Controlling and tracing ultrafast dynamics in and around nanoparticles

Matthias Kling
LMU Munich/MPQ

The chemical composition of atmospheric aerosols is a crucial factor in their contribution to air pollution and their impact on health. Strong laser fields offer a route for single particle chemical analysis, where molecular fragments are created in the laser interaction and spectroscopically identified. Strong-field induced processes in molecules such as ionization and dissociation have been subject to theoretical and experimental investigations for many decades. These processes include, e.g., above threshold ionization, high harmonic generation, and laser induced electron diffraction. Since these effects strongly rely on the exact spatial and temporal evolution of the electric fields, they are also influenced and controlled by the presence of enhanced near-fields in the proximity of a nanostructure [1,2]. We have theoretically and experimentally studied near-field driven photoemission from nanostructures on attosecond to femtosecond timescales (e.g. [3-6]). We find that field localization at nanostructures illuminated with laser pulses of well-defined waveform enables spatial-temporal tailoring of the near-fields permitting sub-cycle control of electron dynamics at the nanoscale [3,4]. The corresponding near-fields can be sampled on attosecond timescales [5] and recent work on dielectrics provides insight into attosecond electron scattering dynamics inside the particles [6], see figure.

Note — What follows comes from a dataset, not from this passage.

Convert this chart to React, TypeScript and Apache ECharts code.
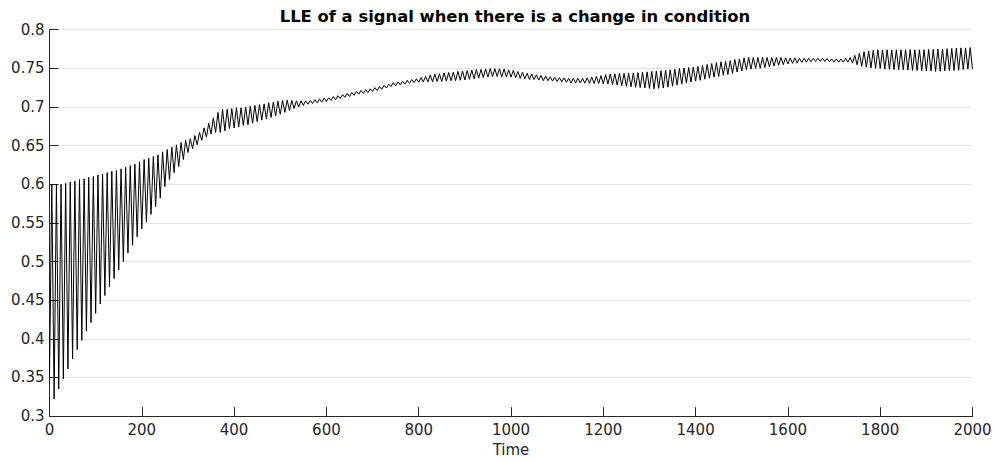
import React, { useEffect, useRef } from "react";
import * as echarts from "echarts";

const TITLE = "LLE of a signal when there is a change in condition";
const X_NAME = "Time";
const X_MIN = 0;
const X_MAX = 2000;
const X_STEP = 200;
const Y_MIN = 0.3;
const Y_MAX = 0.8;
const Y_STEP = 0.05;
const SAMPLE_STEP = 5; // troughs at even multiples of 10, peaks halfway between

// local minima of the signal, t = 0, 10, 20, ... 2000
const troughs = [
  0.350, 0.322, 0.335, 0.348, 0.361, 0.374, 0.386, 0.398, 0.410, 0.421,
  0.433, 0.445, 0.456, 0.467, 0.478, 0.489, 0.500, 0.511, 0.521, 0.532,
  0.542, 0.551, 0.561, 0.571, 0.582, 0.597, 0.606, 0.615, 0.623, 0.632,
  0.641, 0.646, 0.651, 0.657, 0.661, 0.665, 0.667, 0.667, 0.669, 0.672,
  0.673, 0.674, 0.676, 0.677, 0.679, 0.681, 0.683, 0.6845, 0.6865, 0.6885,
  0.6905, 0.693, 0.6955, 0.698, 0.700, 0.702, 0.7035, 0.7045, 0.7055, 0.7065,
  0.707, 0.7085, 0.7095, 0.711, 0.7125, 0.7135, 0.715, 0.7165, 0.7175, 0.7185,
  0.720, 0.7215, 0.723, 0.7245, 0.7265, 0.7275, 0.7285, 0.7295, 0.7305, 0.7315,
  0.732, 0.7325, 0.7325, 0.7325, 0.733, 0.733, 0.7335, 0.734, 0.734, 0.7345,
  0.735, 0.7358, 0.7365, 0.7375, 0.7383, 0.7387, 0.7395, 0.7395, 0.739, 0.739,
  0.7385, 0.738, 0.737, 0.7365, 0.7357, 0.7355, 0.7348, 0.734, 0.734, 0.7335,
  0.733, 0.7325, 0.732, 0.731, 0.731, 0.731, 0.7308, 0.7307, 0.7305, 0.7305,
  0.730, 0.7298, 0.729, 0.7283, 0.7275, 0.7268, 0.726, 0.7255, 0.725, 0.7245,
  0.724, 0.7235, 0.724, 0.7245, 0.7256, 0.7268, 0.7282, 0.7295, 0.731, 0.7323,
  0.7335, 0.7345, 0.736, 0.7373, 0.7385, 0.7395, 0.741, 0.742, 0.7435, 0.7452,
  0.7465, 0.748, 0.749, 0.750, 0.7502, 0.751, 0.752, 0.753, 0.754, 0.7547,
  0.7555, 0.7565, 0.757, 0.7576, 0.758, 0.7585, 0.759, 0.759, 0.7589, 0.7585,
  0.758, 0.758, 0.758, 0.758, 0.7568, 0.7545, 0.7525, 0.7515, 0.7505, 0.750,
  0.7498, 0.749, 0.7488, 0.7484, 0.748, 0.748, 0.7478, 0.7474, 0.747, 0.747,
  0.7465, 0.7465, 0.746, 0.7462, 0.7465, 0.7468, 0.7472, 0.7475, 0.7485, 0.749,
  0.749,
];

// local maxima of the signal, t = 5, 15, 25, ... 1995
const peaks = [
  0.600, 0.600, 0.600, 0.601, 0.603, 0.604, 0.606, 0.607, 0.609, 0.610,
  0.612, 0.613, 0.615, 0.617, 0.618, 0.620, 0.622, 0.624, 0.626, 0.629,
  0.632, 0.634, 0.636, 0.638, 0.642, 0.645, 0.648, 0.651, 0.654, 0.657,
  0.659, 0.663, 0.667, 0.673, 0.679, 0.686, 0.693, 0.697, 0.697, 0.698,
  0.699, 0.699, 0.700, 0.701, 0.702, 0.703, 0.704, 0.7055, 0.7065, 0.7075,
  0.7085, 0.709, 0.7085, 0.708, 0.708, 0.708, 0.7085, 0.7095, 0.7105, 0.7115,
  0.712, 0.7135, 0.7145, 0.716, 0.7175, 0.7185, 0.720, 0.7215, 0.7225, 0.7235,
  0.725, 0.7265, 0.728, 0.7295, 0.7315, 0.7325, 0.7335, 0.7345, 0.7355, 0.7365,
  0.738, 0.7395, 0.7415, 0.7425, 0.743, 0.744, 0.7445, 0.745, 0.746, 0.7465,
  0.747, 0.7478, 0.7485, 0.7485, 0.7493, 0.7497, 0.7495, 0.7495, 0.749, 0.748,
  0.7475, 0.746, 0.745, 0.7435, 0.7427, 0.7415, 0.7408, 0.740, 0.739, 0.7385,
  0.738, 0.7375, 0.737, 0.737, 0.737, 0.737, 0.7378, 0.7387, 0.7395, 0.7405,
  0.742, 0.7428, 0.743, 0.7433, 0.7435, 0.7438, 0.744, 0.7445, 0.745, 0.7455,
  0.746, 0.7465, 0.747, 0.7475, 0.748, 0.7488, 0.7498, 0.7505, 0.751, 0.7517,
  0.7525, 0.7535, 0.755, 0.7563, 0.7575, 0.7585, 0.759, 0.760, 0.7615, 0.7622,
  0.7635, 0.764, 0.764, 0.764, 0.7642, 0.764, 0.764, 0.764, 0.764, 0.7637,
  0.7635, 0.7635, 0.763, 0.763, 0.763, 0.7629, 0.763, 0.763, 0.7625, 0.7621,
  0.762, 0.762, 0.763, 0.764, 0.7668, 0.7695, 0.7715, 0.7725, 0.7735, 0.774,
  0.7738, 0.774, 0.7738, 0.774, 0.774, 0.774, 0.7742, 0.774, 0.774, 0.774,
  0.7745, 0.7745, 0.775, 0.7752, 0.7755, 0.7758, 0.7762, 0.7765, 0.7765, 0.777,
];

const FONT = "'DejaVu Sans', 'Liberation Sans', Arial, sans-serif";
const AXIS_COLOR = "#262626";

function buildSeries(): [number, number][] {
  const out: [number, number][] = [];
  for (let k = 0; k < troughs.length; k++) {
    out.push([k * 2 * SAMPLE_STEP, troughs[k]]);
    if (k < peaks.length) out.push([k * 2 * SAMPLE_STEP + SAMPLE_STEP, peaks[k]]);
  }
  return out;
}

export default function App() {
  const ref = useRef<HTMLDivElement>(null);
  useEffect(() => {
    if (!ref.current) return;
    const chart = echarts.init(ref.current, undefined, { renderer: "svg" });
    chart.setOption({
      animation: false,
      backgroundColor: "#ffffff",
      title: {
        text: TITLE,
        left: 510,
        top: 3,
        textAlign: "center",
        textStyle: { fontFamily: FONT, fontWeight: "bold", fontSize: 16.4, color: "#000" },
      },
      grid: { left: 49.5, right: 22.5, top: 29.7, bottom: 44.2, containLabel: false },
      xAxis: {
        type: "value",
        min: X_MIN,
        max: X_MAX,
        interval: X_STEP,
        name: X_NAME,
        nameLocation: "middle",
        nameGap: 24,
        nameTextStyle: { fontFamily: FONT, fontSize: 15, color: AXIS_COLOR },
        axisLine: { show: true, lineStyle: { color: AXIS_COLOR, width: 1 } },
        axisTick: { show: true, inside: true, length: 9, lineStyle: { color: AXIS_COLOR, width: 1 } },
        axisLabel: {
          fontFamily: FONT,
          fontSize: 15,
          color: AXIS_COLOR,
          margin: 6,
          formatter: (v: number) => String(v),
        },
        splitLine: { show: false },
      },
      yAxis: {
        type: "value",
        min: Y_MIN,
        max: Y_MAX,
        interval: Y_STEP,
        axisLine: { show: true, lineStyle: { color: AXIS_COLOR, width: 1 } },
        axisTick: { show: true, inside: true, length: 9, lineStyle: { color: AXIS_COLOR, width: 1 } },
        axisLabel: {
          fontFamily: FONT,
          fontSize: 15,
          color: AXIS_COLOR,
          margin: 5,
          formatter: (v: number) => String(+v.toFixed(2)),
        },
        splitLine: { show: true, lineStyle: { color: "#e6e6e6", width: 1 } },
      },
      series: [
        {
          type: "line",
          data: buildSeries(),
          showSymbol: false,
          silent: true,
          lineStyle: { color: "#000000", width: 1 },
        },
      ],
    });
    return () => chart.dispose();
  }, []);
  return (
    <div
      ref={ref}
      style={{ position: "fixed", left: 0, top: 0, width: 995, height: 462, background: "#fff" }}
    />
  );
}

We have extended our research on electron dynamics in nanoparticles and developed a nanotarget reaction-microscope based on recoil-ion-momentum spectroscopy (nanoTRIMS) [7]. The novel device permits recording both ions and electrons from the interaction of light pulses with molecules on a nanoparticle surface. In a first implementation of nanoTRIMS, we studied proton formation from water and ethanol molecules on SiO2 surfaces and found that the reactions are driven by the local near-fields. The nanoTRIMS enables us to obtain spatially resolved reaction rates on the particle surface. The results open the door towards strong near-field induced chemical reactions on nanoparticles and a route towards nanometer-scale spatio-selective chemical analysis of molecular adsorbates on aerosols.

[1] P. Hommelhoff and M.F. Kling, Attosecond Nanophysics: From Basic Science to Applications, (Wiley, 2015)[2] M.F. Ciappina et al., Attosecond physics at the nanoscale, Rep. Progr. Phys. 80, 054401 (2017).[3] S. Zherebtsov et al., Controlled near-field enhanced electron acceleration from dielectric nanospheres with intense few-cycle laser fields, Nature Phys. 7, 656 (2011).[4] F. Süßmann et al., Field propagation induced directionality of carrier-envelope phase controlled photoemission from nanospheres, Nature Comm. 6:7944 (2015).[5] B. Förg et al., Attosecond nanoscale near-field sampling, Nature Comm. 7, 11717 (2016).[6] L. Seiffert et al., Attosecond chronoscopy of electron scattering in dielectric nanoparticles, Nature Phys. 13, 766 (2017).[7] P. Rupp et al., submitted.